We are told to come alongside the weak in faith and encourage them.
But advice needs to be put into action, they need to be responsible for their lives. If a person is not willing to do what is necessary, take baby steps forward by solving problems one at a time instead of avoiding them, make a plan, set goals and do the work, you can't help them. This is usually yhe case with people who dony ha e the Lord, but sometimes new believers are still struggling with dying to their old self and walking in the spirt, instead of in the flesh. You pray for them, with them and leave the rest to God.
I have a leach in my family that just expects every one to keep giving to her. She drained her husband for 15 years, taking and not loving, had four kids and decided to leave all of them to seek a millionare boyfriend, then when that didn't work, a million dollar Marijuana business. Having nothing to start with, she would con others to invest with promises of tripling their money in no time. Fools ventured into it and lost lots. We warned her way before she left her husband to stay with Him, love her kids and him to the bedt of her ability. Well that wasn't any fun.
Her older teenage doesn't want anything to do with her - he is tired of being drained and treated like her butler. Her own kids will be her judge in life. I always said If you can't be a responsible parent and love them, it really doesn't matter what else you do in life - you are a failure. But of course, even so, Jesus saves failures.

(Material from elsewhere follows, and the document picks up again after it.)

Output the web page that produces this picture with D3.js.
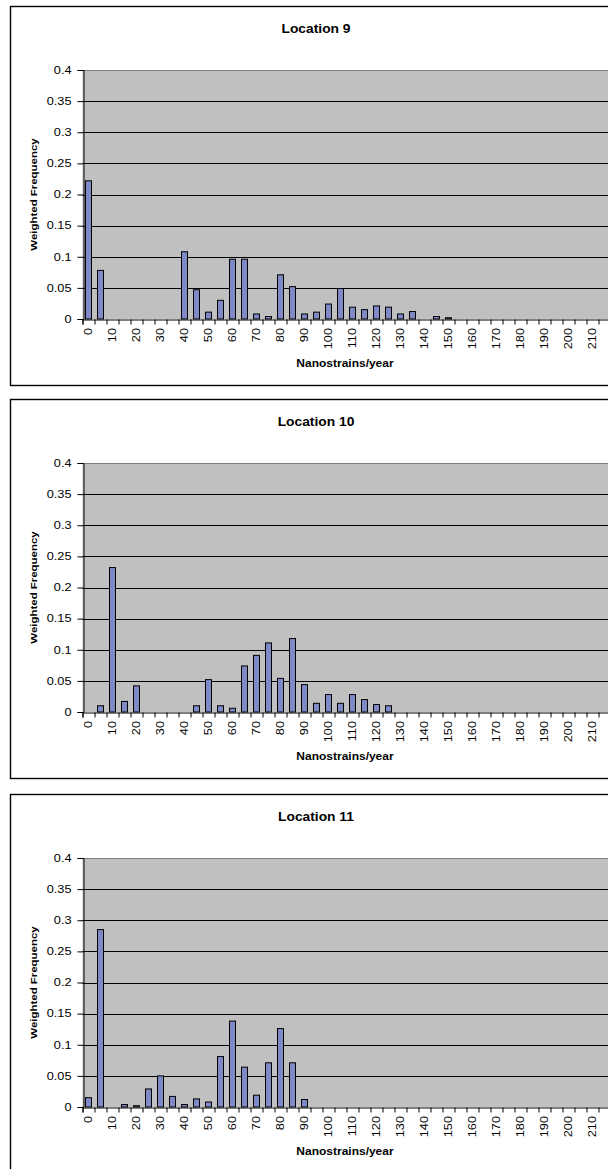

She tried to move in with us, she exclaimed, "Just for a couple weeks until I can find a place!" With terrible credit, numerous evictions after draining the blood out of all those who had mercy and gave her a chance, with no job or willingness to get one and work from the bottom up, I said NO! That would have taken my grace away. In others words, she is a disgrace! This is my sanctuary and allowing responsible selfish people to destroy it is not an option.
So, help in the beginning, yes, but you have to draw the line. God draws the line, He says if you don't work, you don't eat! We must be responsible for our lives.
There is another spiritual principle in the works here: What you sow is what you reap! People are living miserably because they created it themselves. They are reaping what they have sown. They are usually selfish, even narcistic. If you focus on yourself too much, you have no time to give to others and so you reap nothing in life.
There are two pieces of advice depending on the person in need.
1. A famous psychoanalyst was asked the question: "If you were so depressed, even to the point of commiting suicide, what would you do"?
He responded, "I would go out and find someine to help, after that, I would search for more and help more." Why would you do that? You take the focus off yourself, you stop being selfish, start loving others and you are healed in the process.
2. Memorize the Sermon on the Mount. By the time you have it accomplished, you'll have forgotten what you were depressed about.